LGBT advocates are denouncing a study from a University of Texas researcher that claims children with gay or lesbian parents don’t fare as well as children of heterosexuals. (Media Matters picked the study apart and found at least five ways the study is flawed.)
“Flawed methodology and misleading conclusions all driven by a right-wing ideology,” said Jennifer Chrisler, executive director of the Family Equality Council, in a statement. “That alone should raise doubts about the credibility of this author’s work. But on top of that, his paper doesn’t even measure what it claims to be measuring.”
The study was done by Mark Regnerus of the department of sociology and the Population Research Center at the University of Texas at Austin.

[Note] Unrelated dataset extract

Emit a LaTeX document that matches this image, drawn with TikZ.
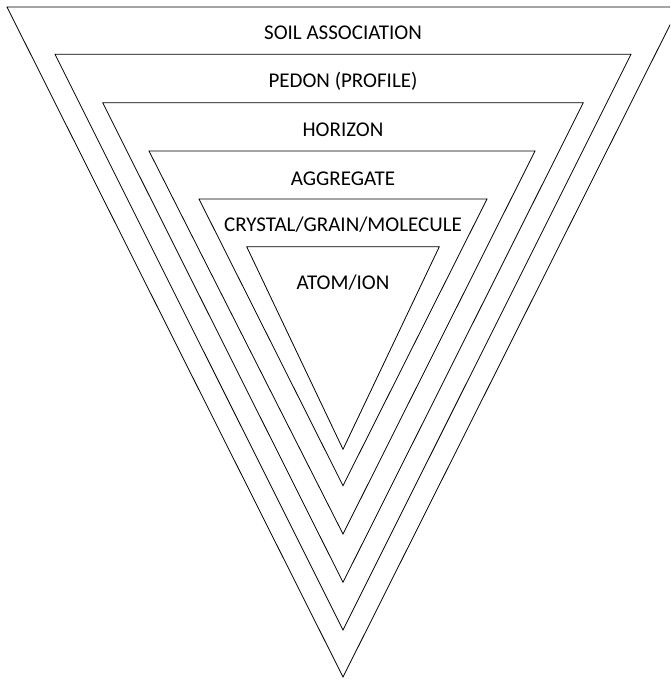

For his heterosexual control group, Regnerus used children living in stable, two-parent homes. For his group of children of gays and lesbians, he used what was described as a hodgepodge of families that included any child whose parents had ever had a same-sex relationship, even if the child did not live with that parent.

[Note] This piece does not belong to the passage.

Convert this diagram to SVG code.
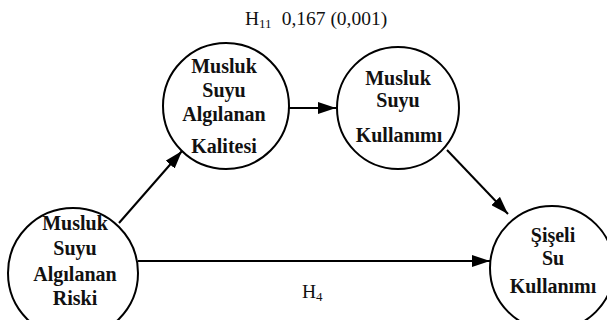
<svg xmlns="http://www.w3.org/2000/svg" width="607" height="320" viewBox="0 0 607 320">
<defs>
<style>
.node{fill:#fff;stroke:#000;stroke-width:2}
.lbl{font-family:"Liberation Serif",serif;font-weight:bold;font-size:20px;text-anchor:middle;fill:#111}
.edge{stroke:#000;stroke-width:2;fill:none}
.t{font-family:"Liberation Serif",serif;font-size:19.5px;fill:#111}
</style>
<marker id="ah" viewBox="0 0 18 12" refX="18" refY="6" markerWidth="18" markerHeight="12" markerUnits="userSpaceOnUse" orient="auto">
<path d="M0,0 L18,6 L0,12 z" fill="#000"/>
</marker>
</defs>
<rect width="607" height="320" fill="#fff"/>
<g id="connectors">
<line class="edge" x1="119" y1="223" x2="182" y2="151" marker-end="url(#ah)"/>
<line class="edge" x1="288" y1="108" x2="336" y2="108" marker-end="url(#ah)"/>
<line class="edge" x1="447" y1="150" x2="508" y2="214" marker-end="url(#ah)"/>
<line class="edge" x1="138" y1="261" x2="490" y2="261" marker-end="url(#ah)"/>
</g>
<g id="risk">
<circle class="node" cx="73" cy="273" r="65"/>
<text class="lbl" x="75" y="230">Musluk</text>
<text class="lbl" x="75" y="255">Suyu</text>
<text class="lbl" x="75" y="281">Algılanan</text>
<text class="lbl" x="75" y="305">Riski</text>
</g>
<g id="quality">
<circle class="node" cx="226" cy="106" r="63"/>
<text class="lbl" x="224" y="73">Musluk</text>
<text class="lbl" x="224" y="97">Suyu</text>
<text class="lbl" x="224" y="121">Algılanan</text>
<text class="lbl" x="224" y="153">Kalitesi</text>
</g>
<g id="usage">
<circle class="node" cx="398" cy="108" r="61"/>
<text class="lbl" x="398" y="85">Musluk</text>
<text class="lbl" x="398" y="107">Suyu</text>
<text class="lbl" x="399" y="142">Kullanımı</text>
</g>
<g id="bottled">
<circle class="node" cx="552" cy="268" r="62"/>
<text class="lbl" x="553" y="242">Şişeli</text>
<text class="lbl" x="553" y="265">Su</text>
<text class="lbl" x="553" y="293">Kullanımı</text>
</g>
<g id="labels">
<text class="t" x="245" y="25">H<tspan font-size="13" dy="3">11</tspan><tspan dy="-3" dx="10">0,167 (0,001)</tspan></text>
<text class="t" x="302" y="298">H<tspan font-size="13" dy="3">4</tspan></text>
</g>
</svg>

“Because of the serious flaws, this so-called study doesn’t match 30 years of scientific research that shows overwhelmingly that children raised by parents who are LGBT do equally as well as their counterparts raised by heterosexual parents,” said Human Rights Campaign President Chad Griffin.
In the study Regnerus showed that some disadvantages children of gays and lesbians face are a result of the discrimination against the LGBT community. That includes the added expenses and other hurdles gay and lesbians encounter because of the lack of relationship recognition. While not its intention, the study actually makes a good case for marriage equality.
Other studies show that children of gays and lesbians fare equally as well or better than the children of heterosexuals.
The Family Equality Council, HRC, Freedom to Marry and the Gay and Lesbian Alliance against Defamation issued a joint statement slamming Regnerus and attacking the study’s funding.
Funding came from the Witherspoon Institute and the Bradley Foundation, both known for their support of conservative causes. The Witherspoon Institute has ties to the Family Research Council, the National Organization for Marriage and ultra-conservative Catholic groups like Opus Dei.